- The Washington Times - Saturday, January 28, 2006

The Federal Reserve’s job just got a lot more complicated. After 10 consecutive quarters during which the annualized growth rate of the U.S. economy registered at least 3.3 percent and averaged more than 4 percent, the American economy slowed to a crawl during the fourth quarter, as gross domestic product expanded at an annual rate of only 1.1 percent.

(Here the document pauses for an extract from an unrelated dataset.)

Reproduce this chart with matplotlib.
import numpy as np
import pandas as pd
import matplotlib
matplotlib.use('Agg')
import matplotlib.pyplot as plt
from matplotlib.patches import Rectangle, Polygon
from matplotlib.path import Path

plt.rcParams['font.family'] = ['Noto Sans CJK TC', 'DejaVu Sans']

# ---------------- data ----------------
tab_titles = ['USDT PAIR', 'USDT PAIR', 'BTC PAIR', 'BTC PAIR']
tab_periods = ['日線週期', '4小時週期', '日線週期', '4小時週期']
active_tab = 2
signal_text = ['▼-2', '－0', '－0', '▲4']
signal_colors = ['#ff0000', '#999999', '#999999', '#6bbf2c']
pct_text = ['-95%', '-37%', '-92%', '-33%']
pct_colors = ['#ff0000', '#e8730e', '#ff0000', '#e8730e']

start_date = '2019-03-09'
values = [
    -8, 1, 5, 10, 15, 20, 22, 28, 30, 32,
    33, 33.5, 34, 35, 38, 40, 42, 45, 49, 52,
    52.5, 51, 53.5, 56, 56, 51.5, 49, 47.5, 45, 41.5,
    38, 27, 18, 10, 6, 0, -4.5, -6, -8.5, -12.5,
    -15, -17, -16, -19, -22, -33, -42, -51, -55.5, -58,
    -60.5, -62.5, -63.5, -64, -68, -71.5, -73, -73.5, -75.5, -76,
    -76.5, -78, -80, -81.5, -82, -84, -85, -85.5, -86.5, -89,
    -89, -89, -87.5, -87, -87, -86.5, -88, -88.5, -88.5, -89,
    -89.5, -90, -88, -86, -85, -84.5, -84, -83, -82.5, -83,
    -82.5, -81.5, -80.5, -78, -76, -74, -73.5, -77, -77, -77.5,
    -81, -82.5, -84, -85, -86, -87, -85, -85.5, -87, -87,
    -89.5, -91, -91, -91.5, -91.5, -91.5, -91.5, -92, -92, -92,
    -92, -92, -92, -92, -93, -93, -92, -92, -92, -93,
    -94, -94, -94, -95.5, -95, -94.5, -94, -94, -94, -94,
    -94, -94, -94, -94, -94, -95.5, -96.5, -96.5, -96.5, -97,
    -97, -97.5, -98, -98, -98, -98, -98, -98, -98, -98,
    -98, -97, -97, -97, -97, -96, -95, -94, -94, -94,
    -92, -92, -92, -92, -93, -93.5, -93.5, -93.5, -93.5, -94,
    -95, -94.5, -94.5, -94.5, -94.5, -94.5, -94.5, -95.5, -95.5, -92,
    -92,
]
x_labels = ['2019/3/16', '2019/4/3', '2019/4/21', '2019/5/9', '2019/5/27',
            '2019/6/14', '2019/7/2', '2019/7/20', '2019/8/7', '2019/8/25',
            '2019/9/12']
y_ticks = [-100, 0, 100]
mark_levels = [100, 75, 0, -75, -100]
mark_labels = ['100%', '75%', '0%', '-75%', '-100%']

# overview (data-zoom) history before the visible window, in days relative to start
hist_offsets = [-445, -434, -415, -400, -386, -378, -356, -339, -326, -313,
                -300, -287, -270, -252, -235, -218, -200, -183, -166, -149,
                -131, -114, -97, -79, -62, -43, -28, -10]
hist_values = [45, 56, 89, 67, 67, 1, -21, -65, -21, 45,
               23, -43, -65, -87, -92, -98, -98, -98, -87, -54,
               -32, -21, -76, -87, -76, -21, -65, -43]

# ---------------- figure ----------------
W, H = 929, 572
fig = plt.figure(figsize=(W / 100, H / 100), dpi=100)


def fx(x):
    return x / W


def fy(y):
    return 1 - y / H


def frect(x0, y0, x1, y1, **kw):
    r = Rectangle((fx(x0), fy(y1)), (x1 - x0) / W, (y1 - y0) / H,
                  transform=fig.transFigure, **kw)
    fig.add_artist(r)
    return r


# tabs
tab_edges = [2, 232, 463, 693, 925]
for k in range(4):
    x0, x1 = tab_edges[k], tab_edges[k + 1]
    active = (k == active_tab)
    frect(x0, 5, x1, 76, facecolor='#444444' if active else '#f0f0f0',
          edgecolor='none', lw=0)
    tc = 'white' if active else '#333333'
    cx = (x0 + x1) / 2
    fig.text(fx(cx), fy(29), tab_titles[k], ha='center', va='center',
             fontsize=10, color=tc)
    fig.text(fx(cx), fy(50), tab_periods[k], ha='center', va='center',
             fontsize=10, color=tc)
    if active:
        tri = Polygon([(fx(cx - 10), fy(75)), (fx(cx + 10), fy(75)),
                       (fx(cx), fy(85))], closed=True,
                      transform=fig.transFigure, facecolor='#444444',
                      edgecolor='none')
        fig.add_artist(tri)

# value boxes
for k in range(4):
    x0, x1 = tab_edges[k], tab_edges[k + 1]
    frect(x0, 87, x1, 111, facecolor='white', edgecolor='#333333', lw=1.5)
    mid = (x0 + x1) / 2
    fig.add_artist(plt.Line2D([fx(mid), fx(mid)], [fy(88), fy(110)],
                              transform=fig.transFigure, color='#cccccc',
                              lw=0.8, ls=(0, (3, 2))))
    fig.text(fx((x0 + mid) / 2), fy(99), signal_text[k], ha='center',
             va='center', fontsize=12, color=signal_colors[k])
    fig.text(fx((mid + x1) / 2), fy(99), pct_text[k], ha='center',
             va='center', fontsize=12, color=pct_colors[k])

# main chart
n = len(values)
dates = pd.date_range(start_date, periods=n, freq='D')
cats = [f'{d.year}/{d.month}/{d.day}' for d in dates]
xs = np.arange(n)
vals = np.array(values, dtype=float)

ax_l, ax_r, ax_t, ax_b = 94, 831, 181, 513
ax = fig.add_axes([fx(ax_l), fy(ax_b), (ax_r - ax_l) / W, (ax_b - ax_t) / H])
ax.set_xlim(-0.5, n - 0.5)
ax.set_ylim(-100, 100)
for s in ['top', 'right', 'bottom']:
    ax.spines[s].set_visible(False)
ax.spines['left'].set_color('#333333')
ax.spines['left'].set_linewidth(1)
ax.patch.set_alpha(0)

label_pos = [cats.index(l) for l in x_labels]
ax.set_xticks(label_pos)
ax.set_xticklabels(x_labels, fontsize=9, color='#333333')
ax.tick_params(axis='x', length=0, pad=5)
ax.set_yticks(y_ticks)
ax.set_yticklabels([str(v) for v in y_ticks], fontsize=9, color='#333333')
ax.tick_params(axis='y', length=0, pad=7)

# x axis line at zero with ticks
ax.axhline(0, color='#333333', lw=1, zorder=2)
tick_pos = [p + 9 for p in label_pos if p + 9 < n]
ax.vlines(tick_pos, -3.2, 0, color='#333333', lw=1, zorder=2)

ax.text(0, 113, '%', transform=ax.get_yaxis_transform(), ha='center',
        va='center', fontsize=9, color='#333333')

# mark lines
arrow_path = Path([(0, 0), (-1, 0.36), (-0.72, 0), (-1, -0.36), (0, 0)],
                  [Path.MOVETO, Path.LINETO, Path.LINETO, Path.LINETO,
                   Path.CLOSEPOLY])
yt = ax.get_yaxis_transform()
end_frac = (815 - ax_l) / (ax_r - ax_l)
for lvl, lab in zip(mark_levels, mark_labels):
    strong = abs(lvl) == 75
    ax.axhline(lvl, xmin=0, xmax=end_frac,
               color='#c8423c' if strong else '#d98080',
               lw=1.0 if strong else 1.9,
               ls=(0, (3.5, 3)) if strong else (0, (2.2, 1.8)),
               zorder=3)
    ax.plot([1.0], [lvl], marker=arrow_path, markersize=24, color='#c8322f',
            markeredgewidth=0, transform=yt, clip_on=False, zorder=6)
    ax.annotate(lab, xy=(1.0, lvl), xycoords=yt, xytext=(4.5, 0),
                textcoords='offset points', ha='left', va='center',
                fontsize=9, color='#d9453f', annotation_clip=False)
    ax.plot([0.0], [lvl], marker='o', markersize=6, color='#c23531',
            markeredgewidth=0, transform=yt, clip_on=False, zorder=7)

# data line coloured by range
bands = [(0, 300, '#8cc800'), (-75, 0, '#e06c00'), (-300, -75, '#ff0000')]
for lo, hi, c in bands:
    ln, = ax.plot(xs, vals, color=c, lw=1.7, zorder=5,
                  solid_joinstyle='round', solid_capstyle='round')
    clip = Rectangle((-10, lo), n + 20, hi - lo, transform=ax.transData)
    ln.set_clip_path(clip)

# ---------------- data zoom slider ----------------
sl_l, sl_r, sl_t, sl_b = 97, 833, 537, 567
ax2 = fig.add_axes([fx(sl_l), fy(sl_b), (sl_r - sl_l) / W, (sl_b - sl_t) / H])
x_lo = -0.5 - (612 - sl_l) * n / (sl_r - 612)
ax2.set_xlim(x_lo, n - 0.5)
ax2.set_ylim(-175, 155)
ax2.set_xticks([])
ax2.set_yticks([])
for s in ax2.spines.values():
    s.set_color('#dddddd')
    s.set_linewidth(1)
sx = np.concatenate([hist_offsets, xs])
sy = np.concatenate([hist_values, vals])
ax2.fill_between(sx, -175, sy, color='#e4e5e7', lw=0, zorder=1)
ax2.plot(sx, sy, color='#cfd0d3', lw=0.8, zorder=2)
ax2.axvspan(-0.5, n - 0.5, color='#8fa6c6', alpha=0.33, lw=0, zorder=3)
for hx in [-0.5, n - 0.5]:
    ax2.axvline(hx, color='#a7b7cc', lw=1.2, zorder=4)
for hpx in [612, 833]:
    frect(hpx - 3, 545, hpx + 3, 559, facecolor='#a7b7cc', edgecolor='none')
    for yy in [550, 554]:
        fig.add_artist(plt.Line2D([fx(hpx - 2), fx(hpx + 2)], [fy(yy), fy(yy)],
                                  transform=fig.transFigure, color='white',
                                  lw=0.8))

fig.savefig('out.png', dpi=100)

The dramatic slowdown came as a surprise to economists, whose consensus projection called for a fourth-quarter growth rate of about 3 percent. Meanwhile, with geopolitical developments in the Middle East (e.g., Hamas and Iran) exerting upward pressure on oil prices in recent days and weeks (crude oil approached $68 a barrel on Friday), the Fed will almost certainly respond to the resulting increase in inflationary pressures by raising its short-term target interest rate another quarter-percentage point at the conclusion of its two-day meeting on Tuesday. Turmoil in the oil market has returned after the Fed had been enjoying some success in preventing earlier soaring energy prices from spilling over into other sectors. The core consumer inflation rate, which excludes energy and food, increased by 2.2 percent during 2005, while the overall consumer price index rose by 3.4 percent.

The deceleration of economic activity during the fourth quarter may have been more pronounced than indicated by the slowdown in the growth rate of GDP, which increased at a 4.1 percent annual rate during the third quarter. As retiring Fed chairman Alan Greenspan has often noted, a better indication of underlying economic activity is final sales, which removes changes in private inventories from GDP. As this page has noted, final sales during the second and third quarters of last year had been galloping along at 5.6 percent and 4.6 percent, respectively. However, because the fourth quarter’s change (an increase) in private inventories exceeded the overall increase in GDP, final sales actually declined during the October-December period by 0.3 percent.

If consumers can somehow re-exert themselves after their fourth-quarter breather (when personal consumption expenditures increased at their slowest pace since the middle of the 2001 recession), then the decline in final sales may be transitory. (With personal outlays exceeding disposable personal income for all of 2005, something that has not happened since 1933 at the depth of the Great Depression, it is, however, difficult to imagine consumers working harder at spending their money than they have been.) Also helpful would be a reinvigoration of business investment spending, which increased at a rate of only 2.8 percent in the fourth quarter after rising by an average of 9.8 percent during the previous six quarters.

If the fourth-quarter slowdown does prove to be transitory, then 2005 will be remembered as the fourth year of an expansion during which the compounded economic growth rate has, so far, averaged 3.2 percent per year. If, however, the economy has entered a period of subpar growth in the face of resurgent oil prices, then the Fed’s job will have become increasingly problematic.